I believed that we were low-cost labourers abroad. Here there were high-quality
jobs available, and the promise of job satisfaction," Pendse explains. Indeed,
over the years he has seen a sea change in the functions of IT people in Indian
industry. Today, Pendse perceives that the role of the CIO is once again undergoing
a gradual but vast change. He considers this change as either the opportunity
of a lifetime or a threat of marginalisation. He believes that the IT person
has to go from being an introvert to being an extrovert. "The CIO has to be
the internal marketing person," he theorises. "He has to educate the business
staff in IT, and generate related and unrelated business."
Healthy body, healthy mind
Pendse points out that the average life-span of Indians is
increasing, and if a man has to have a good quality of life in his old age,
he must invest time and effort now.
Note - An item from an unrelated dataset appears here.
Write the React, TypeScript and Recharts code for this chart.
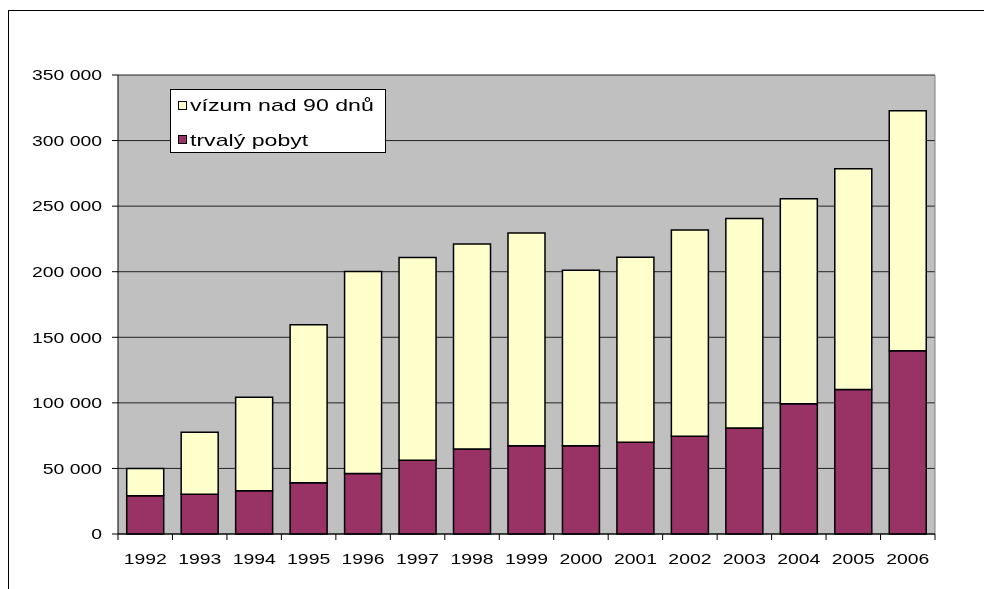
import { BarChart, Bar, XAxis, YAxis, CartesianGrid } from "recharts"

const years = [
  "1992", "1993", "1994", "1995", "1996", "1997", "1998", "1999",
  "2000", "2001", "2002", "2003", "2004", "2005", "2006",
]

// trvalý pobyt (spodní část sloupce)
const trvalyPobyt = [
  29100, 30400, 33000, 39100, 46200, 56200, 64900, 67200,
  67200, 70000, 74600, 80800, 99400, 110200, 139800,
]

// vízum nad 90 dnů (horní část sloupce)
const vizumNad90 = [
  20900, 47100, 71300, 120400, 153900, 154700, 156200, 162300,
  133900, 141100, 157200, 159700, 156200, 168400, 183000,
]

const yTicks = [0, 50000, 100000, 150000, 200000, 250000, 300000, 350000]

const legendItems = [
  { name: "vízum nad 90 dnů", color: "#FFFFCC" },
  { name: "trvalý pobyt", color: "#993366" },
]

const FONT = '"Liberation Sans", Arial, sans-serif'
const STRETCH = 1.25

const fmt = (v: number) => String(v).replace(/\B(?=(\d{3})+(?!\d))/g, " ")

function YTick(props: any) {
  const { x, y, payload } = props
  return (
    <g transform={`translate(${x},${y})`}>
      <text
        transform={`scale(${STRETCH},1)`}
        textAnchor="end"
        dominantBaseline="central"
        fontSize={15.5}
        fontFamily={FONT}
        fill="#000"
      >
        {fmt(payload.value)}
      </text>
    </g>
  )
}

function XTick(props: any) {
  const { x, y, payload, index, visibleTicksCount, width } = props
  const count = visibleTicksCount || years.length
  const band = (width || 817) / count
  return (
    <g>
      <line x1={x - band / 2} x2={x - band / 2} y1={y} y2={y + 6} stroke="#000" />
      {index === count - 1 && (
        <line x1={x + band / 2} x2={x + band / 2} y1={y} y2={y + 6} stroke="#000" />
      )}
      <g transform={`translate(${x},${y + 25})`}>
        <text
          transform={`scale(${STRETCH},1)`}
          textAnchor="middle"
          dominantBaseline="central"
          fontSize={15.5}
          fontFamily={FONT}
          fill="#000"
        >
          {payload.value}
        </text>
      </g>
    </g>
  )
}

export default function App() {
  const data = years.map((year, i) => ({
    year,
    trvaly: trvalyPobyt[i],
    vizum: vizumNad90[i],
  }))

  return (
    <div style={{ position: "relative", width: 968, height: 570, fontFamily: FONT }}>
      <style>{`html, body { overflow: hidden; }`}</style>
      {/* rámeček stránky: jen horní a levá hrana */}
      <div
        style={{
          position: "fixed",
          left: 8,
          top: 10,
          right: 0,
          bottom: 0,
          borderTop: "1px solid #000",
          borderLeft: "1px solid #000",
          pointerEvents: "none",
        }}
      />
      <BarChart
        width={968}
        height={570}
        data={data}
        margin={{ top: 67, right: 41, bottom: 0, left: 0 }}
        barCategoryGap="16%"
      >
        <CartesianGrid vertical={false} stroke="#222" fill="#C0C0C0" fillOpacity={1} />
        <CartesianGrid
          horizontal={false}
          stroke="#808080"
          verticalCoordinatesGenerator={({ offset }: any) => [offset.left + offset.width]}
        />
        <XAxis
          dataKey="year"
          height={44}
          tickLine={false}
          tickSize={0}
          tickMargin={0}
          axisLine={{ stroke: "#000" }}
          tick={<XTick />}
          interval={0}
        />
        <YAxis
          width={110}
          domain={[0, 350000]}
          ticks={yTicks}
          interval={0}
          tickSize={6}
          tickMargin={10}
          axisLine={{ stroke: "#000" }}
          tickLine={{ stroke: "#000" }}
          tick={<YTick />}
        />
        <Bar
          dataKey="trvaly"
          name="trvalý pobyt"
          stackId="a"
          fill="#993366"
          stroke="#000"
          strokeWidth={1.5}
          isAnimationActive={false}
        />
        <Bar
          dataKey="vizum"
          name="vízum nad 90 dnů"
          stackId="a"
          fill="#FFFFCC"
          stroke="#000"
          strokeWidth={1.5}
          isAnimationActive={false}
        />
      </BarChart>
      <div
        style={{
          position: "absolute",
          left: 162,
          top: 81,
          width: 216,
          height: 64,
          boxSizing: "border-box",
          background: "#fff",
          border: "1px solid #000",
        }}
      >
        {legendItems.map((item, i) => {
          const cy = 15 + i * 34.5
          return (
            <div key={item.name}>
              <div
                style={{
                  position: "absolute",
                  left: 7,
                  top: cy - 4.5,
                  width: 9,
                  height: 9,
                  boxSizing: "border-box",
                  background: item.color,
                  border: "1px solid #000",
                }}
              />
              <span
                style={{
                  position: "absolute",
                  left: 19,
                  top: cy,
                  fontSize: 17,
                  lineHeight: 1,
                  whiteSpace: "nowrap",
                  transform: "translateY(-50%) scaleX(1.36)",
                  transformOrigin: "left center",
                }}
              >
                {item.name}
              </span>
            </div>
          )
        })}
      </div>
    </div>
  )
}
To this end, he walks every morning on a
secluded road close to his place at Thane near Mumbai. The 45 minutes of his
morning walk are when he lets his thoughts float and creative ideas bud as he
inhales the fresh air. Sometimes, he finds answers to puzzling questions during
his walk. For the sake of a healthy mind, Pendse also practices yoga and meditation.
"We are what we think we are. The subconscious is an obedient servant...you
feed it with good thoughts and good things happen to you," he opines. Although
not too idealistic in his approach to life, Pendse does believe in Karma Yog,
and that helps him keep a light heart. He is reassured that if he performs his
duties, the fruits will come to him in some form or the other.